Now, first, consider $\Delta BFC$ in which BC is of 1 unit and FC is of 2 units. We can say that QK is parallel to the side BC and K is the midpoint of the side FK. Then,
$\begin{align}
  & \dfrac{QK}{BC}=\dfrac{FK}{FC}\text{ }(BPT) \\
 & \Rightarrow \dfrac{QK}{1}=\dfrac{1}{2} \\
 & \Rightarrow QK=0.5 \\
\end{align}$
Now, as we know that DK is of 1 unit and $DQ=DK+QK$ . Then,
$\begin{align}
  & DQ=1+0.5 \\
 & \Rightarrow DQ=1.5.............\left( 1 \right) \\
\end{align}$
Now, consider $\Delta AXF$ and $\Delta DXQ$ . Then,
$\begin{align}
  & \angle AXF=\angle DXQ\text{ }\left( vertically\text{ }opposite\text{ }angles \right) \\
 & \angle XAF=\angle XDQ\text{ }\left( alternate\text{ int}erior\text{ }angles \right) \\
 & \angle XFA=\angle XQD\text{ }\left( alternate\text{ int}erior\text{ }angles \right) \\
\end{align}$
Now, as all the angles of the triangles are equal, so $\Delta AXF\sim \Delta DXQ$ . And we know that for every similar triangles ratio of the corresponding sides is equal. Then,
$\dfrac{AX}{DX}=\dfrac{AF}{DQ}$
Now, put $DQ=1.5$ from equation (1), $DX=AD-AX$ and it is given that $AF=1$ . Then,
$\begin{align}
  & \dfrac{AX}{DX}=\dfrac{AF}{DQ} \\
 & \Rightarrow \dfrac{AX}{AD-AX}=\dfrac{1}{1.5} \\
 & \Rightarrow 1.5AX=AD-AX \\
 & \Rightarrow 2.5AX=AD \\
 & \Rightarrow \dfrac{AX}{AD}=\dfrac{2}{5}..................\left( 2 \right) \\
\end{align}$
Now, consider $\Delta ADE$ in which DE is 1 unit. We can say that XP is parallel to the side DE. Then,
$\dfrac{XP}{DE}=\dfrac{AX}{AD}$
Now, put $\dfrac{AX}{AD}=\dfrac{2}{5}$ from equation (2). Then,
$\begin{align}
  & \dfrac{XP}{DE}=\dfrac{AX}{AD} \\
 & \Rightarrow \dfrac{XP}{1}=\dfrac{2}{5} \\
 & \Rightarrow XP=0.4....................\left( 3 \right) \\
\end{align}$
Now, for $\Delta ABF$ the length of base AF is equal to 1 unit and height AB is of 2 units. Then,
$\begin{align}
  & Are{{a}_{\Delta ABF}}=\dfrac{1}{2}\left( base \right)\left( height \right) \\
 & \Rightarrow Are{{a}_{\Delta ABF}}=\dfrac{1}{2}\times 1\times 2 \\
 & \Rightarrow Are{{a}_{\Delta ABF}}=1....................\left( 4 \right) \\
\end{align}$
Now, for $\Delta AXF$ the length of base AF is equal to 1 unit and height XP is of 0.4 unit from equation (3).
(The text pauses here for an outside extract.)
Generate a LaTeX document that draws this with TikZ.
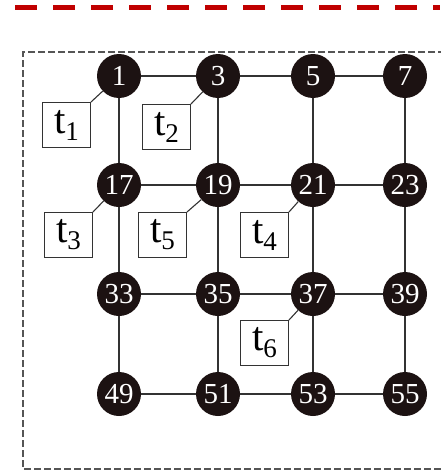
\documentclass[tikz,border=0pt]{standalone}
\usepackage{fontspec}
\setmainfont{Liberation Serif}
\begin{document}
\begin{tikzpicture}[x=1pt,y=-1pt,
  vertex/.style={circle,fill=nodefill,draw=none,minimum size=44pt,inner sep=0pt,
    text=white,font=\fontsize{29}{29}\selectfont},
  tbox/.style={draw=linegray,line width=1pt,fill=white,minimum width=48pt,minimum height=45pt,inner sep=0pt},
  link/.style={draw=linegray,line width=1.4pt},
  tag/.style={draw=linegray,line width=1.1pt}]
\definecolor{nodefill}{HTML}{1C1212}
\definecolor{linegray}{HTML}{333333}
\definecolor{framegray}{HTML}{555555}
\definecolor{topred}{HTML}{C00000}
\newcommand{\tlab}[1]{{\fontsize{41}{41}\selectfont t\raisebox{-0.17em}{\fontsize{27}{27}\selectfont #1}}}

\useasboundingbox (0,0) rectangle (440,471);

% red dashed rule along the top
\draw[topred,line width=5pt,dash pattern=on 22pt off 16pt] (15,7.5) -- (440,7.5);
% dashed frame
\draw[framegray,line width=1.2pt,dash pattern=on 7pt off 3pt] (455,52) -- (23,52) -- (23,469) -- (455,469);

% grid of vertices
\foreach \lab/\x/\y in {1/119/76, 3/218/76, 5/313/76, 7/405/76,
                        17/119/185, 19/218/185, 21/313/185, 23/405/185,
                        33/119/294, 35/218/294, 37/313/294, 39/405/294,
                        49/119/394, 51/218/394, 53/313/394, 55/405/394}
  \node[vertex] (n\lab) at (\x,\y) {\lab};

% grid edges
\foreach \a/\b in {1/3,3/5,5/7,17/19,19/21,21/23,33/35,35/37,37/39,49/51,51/53,53/55,
                   1/17,17/33,33/49,3/19,19/35,35/51,5/21,21/37,37/53,7/23,23/39,39/55}
  \path[link] (n\a) -- (n\b);

% task boxes
\node[tbox] (t1) at (66.5,125) {\tlab{1}};
\node[tbox] (t2) at (166.5,127) {\tlab{2}};
\node[tbox] (t3) at (68.5,235) {\tlab{3}};
\node[tbox] (t5) at (162.5,235) {\tlab{5}};
\node[tbox] (t4) at (264.5,235) {\tlab{4}};
\node[tbox] (t6) at (264.5,343) {\tlab{6}};

% task-to-vertex tags
\path[tag] (t1.north east) -- (n1);
\path[tag] (t2.north east) -- (n3);
\path[tag] (t3.north east) -- (n17);
\path[tag] (t5.north east) -- (n19);
\path[tag] (t4.north east) -- (n21);
\path[tag] (t6.north east) -- (n37);
\end{tikzpicture}
\end{document}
Then,
$\begin{align}
  & Are{{a}_{\Delta AXF}}=\dfrac{1}{2}\left( base \right)\left( height \right) \\
 & \Rightarrow Are{{a}_{\Delta AXF}}=\dfrac{1}{2}\times 1\times 0.4 \\
 & \Rightarrow Are{{a}_{\Delta AXF}}=0.2....................\left( 5 \right) \\
\end{align}$
Now, from the equation (4) and (5) calculate the ratio of the area of the triangles AXF and ABF. Then,
$\begin{align}
  & \dfrac{Are{{a}_{\Delta AXF}}}{Are{{a}_{\Delta ABF}}}=\dfrac{0.2}{1} \\
 & \Rightarrow \dfrac{Are{{a}_{\Delta AXF}}}{Are{{a}_{\Delta ABF}}}=\dfrac{1}{5} \\
\end{align}$
Now, from the above result, we conclude that the required ratio is $\dfrac{1}{5}$ .
Hence, (b) is the correct option.

Note: Here, the student should first understand what is asked in the question and then proceed in the right direction to get the correct answer quickly. After that, we should not be confused while applying the result of the Basic proportionality theorem and we should proceed stepwise to avoid confusion. Moreover, while solving such questions, we should always refer to the diagram if we get stuck at some step and try to figure out the best way to solve it.